**Task description**. Omit pictures and quote the listing below line by line, from its start through the line that holds "import * as".

↓↓↓

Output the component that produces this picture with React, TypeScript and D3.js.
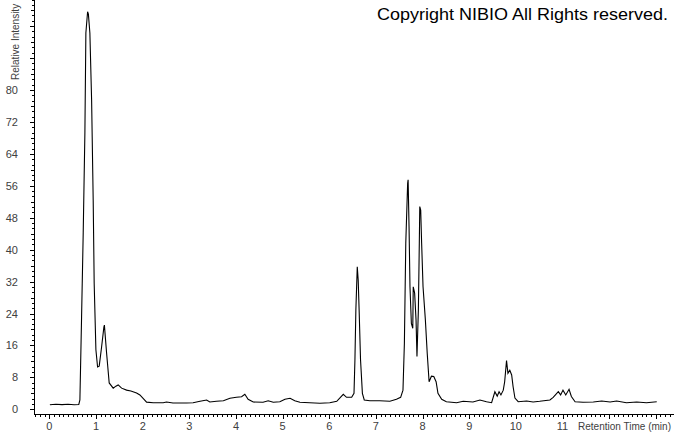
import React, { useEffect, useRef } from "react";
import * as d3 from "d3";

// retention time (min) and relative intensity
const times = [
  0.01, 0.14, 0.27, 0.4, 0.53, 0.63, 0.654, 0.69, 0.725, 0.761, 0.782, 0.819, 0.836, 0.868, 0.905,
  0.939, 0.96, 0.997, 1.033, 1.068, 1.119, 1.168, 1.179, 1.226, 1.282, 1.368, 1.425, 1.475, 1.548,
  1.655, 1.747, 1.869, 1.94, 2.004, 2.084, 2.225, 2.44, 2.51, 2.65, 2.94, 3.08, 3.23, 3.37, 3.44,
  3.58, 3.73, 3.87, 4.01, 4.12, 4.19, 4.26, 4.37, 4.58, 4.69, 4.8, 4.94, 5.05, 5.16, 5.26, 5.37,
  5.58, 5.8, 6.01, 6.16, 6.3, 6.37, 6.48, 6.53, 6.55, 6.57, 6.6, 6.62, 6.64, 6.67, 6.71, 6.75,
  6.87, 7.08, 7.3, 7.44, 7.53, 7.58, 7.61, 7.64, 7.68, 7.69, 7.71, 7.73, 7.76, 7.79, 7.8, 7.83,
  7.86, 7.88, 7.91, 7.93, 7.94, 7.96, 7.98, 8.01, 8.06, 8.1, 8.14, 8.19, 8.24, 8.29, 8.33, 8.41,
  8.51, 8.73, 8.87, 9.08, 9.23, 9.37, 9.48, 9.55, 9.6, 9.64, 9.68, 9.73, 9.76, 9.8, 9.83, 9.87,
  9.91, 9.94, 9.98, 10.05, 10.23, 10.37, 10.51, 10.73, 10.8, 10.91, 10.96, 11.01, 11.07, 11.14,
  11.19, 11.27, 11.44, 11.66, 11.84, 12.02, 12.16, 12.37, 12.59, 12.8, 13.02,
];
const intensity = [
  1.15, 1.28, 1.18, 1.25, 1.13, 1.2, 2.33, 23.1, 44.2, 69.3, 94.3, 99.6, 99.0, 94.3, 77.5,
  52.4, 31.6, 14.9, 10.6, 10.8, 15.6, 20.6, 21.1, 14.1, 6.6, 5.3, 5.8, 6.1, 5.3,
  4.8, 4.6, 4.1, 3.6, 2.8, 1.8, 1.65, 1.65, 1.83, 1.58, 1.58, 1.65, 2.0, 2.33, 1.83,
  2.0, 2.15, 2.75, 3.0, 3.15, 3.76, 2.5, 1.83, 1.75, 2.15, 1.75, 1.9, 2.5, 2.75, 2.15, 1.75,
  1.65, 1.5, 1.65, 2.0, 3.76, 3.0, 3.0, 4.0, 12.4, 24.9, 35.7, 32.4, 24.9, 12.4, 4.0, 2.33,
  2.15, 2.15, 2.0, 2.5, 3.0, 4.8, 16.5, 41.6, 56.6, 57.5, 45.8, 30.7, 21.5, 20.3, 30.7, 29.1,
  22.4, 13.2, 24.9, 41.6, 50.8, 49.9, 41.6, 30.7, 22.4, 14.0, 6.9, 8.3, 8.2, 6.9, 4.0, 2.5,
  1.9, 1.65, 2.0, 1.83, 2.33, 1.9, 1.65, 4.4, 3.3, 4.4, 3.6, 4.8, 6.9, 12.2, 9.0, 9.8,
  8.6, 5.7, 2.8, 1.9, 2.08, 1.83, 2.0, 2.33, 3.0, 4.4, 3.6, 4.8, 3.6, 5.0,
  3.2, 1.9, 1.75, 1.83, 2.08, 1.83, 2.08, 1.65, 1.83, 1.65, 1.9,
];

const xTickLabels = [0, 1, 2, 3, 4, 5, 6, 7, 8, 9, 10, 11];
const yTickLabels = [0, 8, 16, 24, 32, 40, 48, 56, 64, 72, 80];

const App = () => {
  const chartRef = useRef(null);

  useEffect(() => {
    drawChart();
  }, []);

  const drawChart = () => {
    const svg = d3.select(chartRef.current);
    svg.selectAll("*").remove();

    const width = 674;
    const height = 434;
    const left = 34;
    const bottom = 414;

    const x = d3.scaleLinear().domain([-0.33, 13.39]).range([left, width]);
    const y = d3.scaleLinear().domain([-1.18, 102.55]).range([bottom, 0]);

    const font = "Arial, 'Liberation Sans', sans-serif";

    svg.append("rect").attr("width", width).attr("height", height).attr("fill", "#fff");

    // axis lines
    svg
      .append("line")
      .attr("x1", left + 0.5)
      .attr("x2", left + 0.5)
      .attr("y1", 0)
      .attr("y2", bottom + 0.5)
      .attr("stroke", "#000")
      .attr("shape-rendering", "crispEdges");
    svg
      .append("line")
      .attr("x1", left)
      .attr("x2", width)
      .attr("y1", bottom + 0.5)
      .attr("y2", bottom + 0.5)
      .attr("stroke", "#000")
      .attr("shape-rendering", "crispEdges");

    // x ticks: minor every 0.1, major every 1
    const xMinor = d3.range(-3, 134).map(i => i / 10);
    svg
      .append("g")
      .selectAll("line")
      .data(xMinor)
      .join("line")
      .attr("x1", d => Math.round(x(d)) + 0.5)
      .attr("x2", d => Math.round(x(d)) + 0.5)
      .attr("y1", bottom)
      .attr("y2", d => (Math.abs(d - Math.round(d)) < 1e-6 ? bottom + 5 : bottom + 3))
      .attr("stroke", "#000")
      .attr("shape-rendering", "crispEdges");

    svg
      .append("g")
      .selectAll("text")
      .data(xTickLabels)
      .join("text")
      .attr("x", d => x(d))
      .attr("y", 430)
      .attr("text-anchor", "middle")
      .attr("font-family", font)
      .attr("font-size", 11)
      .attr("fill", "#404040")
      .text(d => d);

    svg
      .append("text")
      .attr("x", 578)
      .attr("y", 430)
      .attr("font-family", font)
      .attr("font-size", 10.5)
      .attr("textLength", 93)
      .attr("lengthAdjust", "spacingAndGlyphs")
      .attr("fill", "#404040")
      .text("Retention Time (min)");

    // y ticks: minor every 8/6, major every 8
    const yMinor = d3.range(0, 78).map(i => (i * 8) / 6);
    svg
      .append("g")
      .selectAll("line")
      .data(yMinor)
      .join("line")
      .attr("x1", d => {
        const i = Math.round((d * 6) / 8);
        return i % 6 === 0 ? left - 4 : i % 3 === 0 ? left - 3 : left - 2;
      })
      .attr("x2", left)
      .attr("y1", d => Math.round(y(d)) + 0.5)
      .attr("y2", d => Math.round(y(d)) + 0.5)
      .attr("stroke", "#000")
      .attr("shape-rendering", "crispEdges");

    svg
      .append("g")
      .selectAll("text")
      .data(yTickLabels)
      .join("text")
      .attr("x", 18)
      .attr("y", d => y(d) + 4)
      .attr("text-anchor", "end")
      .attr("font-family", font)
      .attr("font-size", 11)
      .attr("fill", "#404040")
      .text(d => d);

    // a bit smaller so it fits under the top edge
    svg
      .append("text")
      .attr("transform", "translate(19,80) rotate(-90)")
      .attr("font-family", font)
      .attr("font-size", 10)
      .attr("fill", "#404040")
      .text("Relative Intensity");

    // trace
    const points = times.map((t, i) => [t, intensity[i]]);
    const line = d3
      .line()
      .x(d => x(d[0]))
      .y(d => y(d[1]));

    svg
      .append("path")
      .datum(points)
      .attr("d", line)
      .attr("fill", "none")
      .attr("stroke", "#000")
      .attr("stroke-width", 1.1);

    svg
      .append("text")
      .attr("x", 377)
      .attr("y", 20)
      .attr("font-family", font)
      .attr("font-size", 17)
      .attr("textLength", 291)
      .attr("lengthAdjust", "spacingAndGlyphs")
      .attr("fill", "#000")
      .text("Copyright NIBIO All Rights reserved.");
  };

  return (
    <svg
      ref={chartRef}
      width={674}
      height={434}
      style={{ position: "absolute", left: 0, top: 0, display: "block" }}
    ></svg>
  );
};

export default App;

↑↑↑

**Answer**.
Output the component that produces this picture with React, TypeScript and D3.js.
import React, { useEffect, useRef } from "react";
import * as d3 from "d3";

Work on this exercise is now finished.